Calculation of optical absorption spectra of hydrogenated Si clusters: Bethe-Salpeter equation versus time-dependent local-density approximation

We present calculations of the optical absorption spectra of clusters ${\mathrm{SiH}}_4,$ ${\mathrm{Si}}_{10}{\mathrm{H}}_{16},$ ${\mathrm{Si}}_{17}{\mathrm{H}}_{36},$ ${\mathrm{Si}}_{29}{\mathrm{H}}_{24},$ and ${\mathrm{Si}}_{35}{\mathrm{H}}_{36},$ as determined from two different methods: the Bethe-Salpeter equation (BSE) with a model dielectric function, and the time-dependent density-functional theory within the adiabatic local-density approximation (TDLDA).

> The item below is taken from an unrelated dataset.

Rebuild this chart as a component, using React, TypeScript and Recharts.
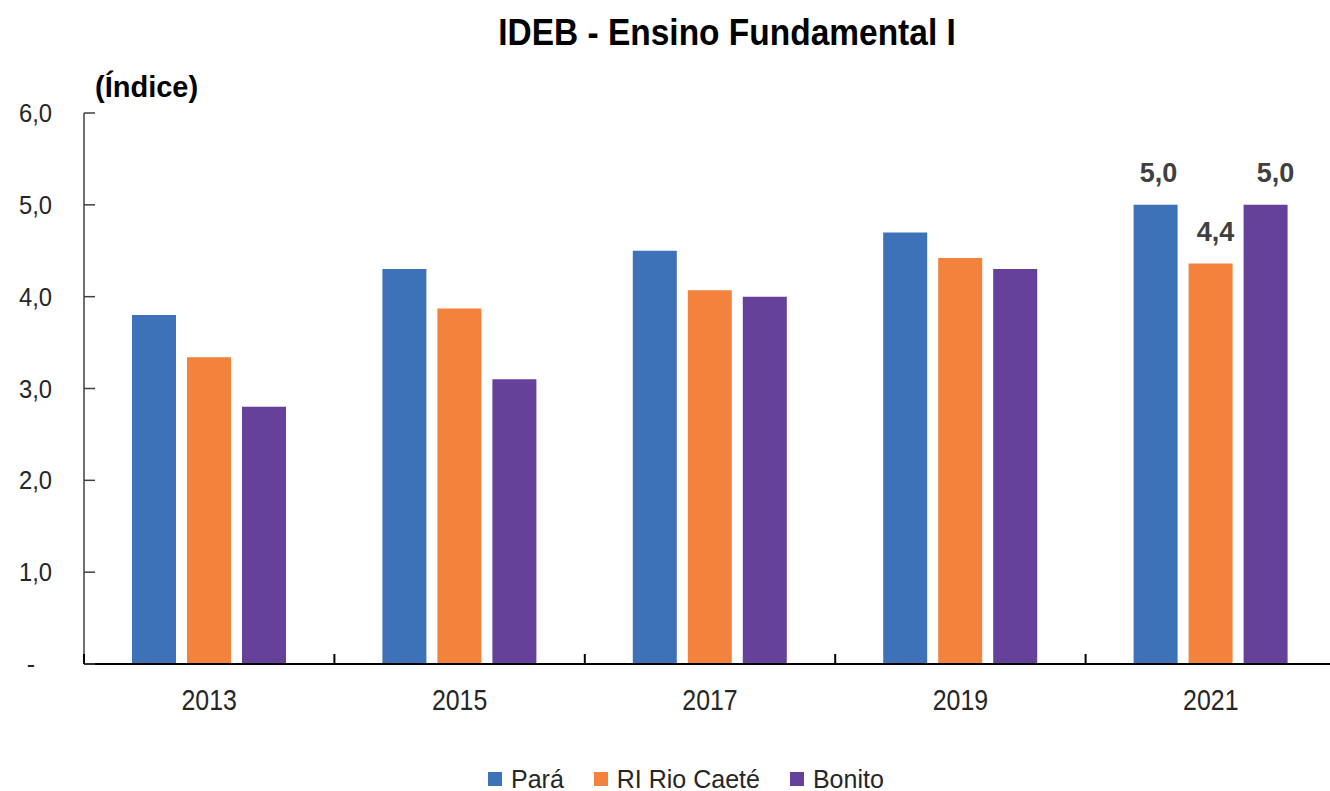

Single-particle states are obtained from local-density approximation (LDA) calculations and, for the BSE calculation, a quasiparticle gap correction is provided by quantum Monte Carlo calculations. We find that the exchange-correlation kernel of the TDLDA has almost no effect on the calculated spectra, while the corresponding attractive part of the electron-hole interaction of the BSE produces enhanced absorptive features at low energies. For the smallest cluster ${\mathrm{SiH}}_4,$ the two methods produce markedly different results, with the TDLDA spectra appearing closer to the experimental result. The gross features of the TDLDA and BSE spectra for larger clusters are however similar, due to the strong repulsive Coulomb kernel present in both treatments.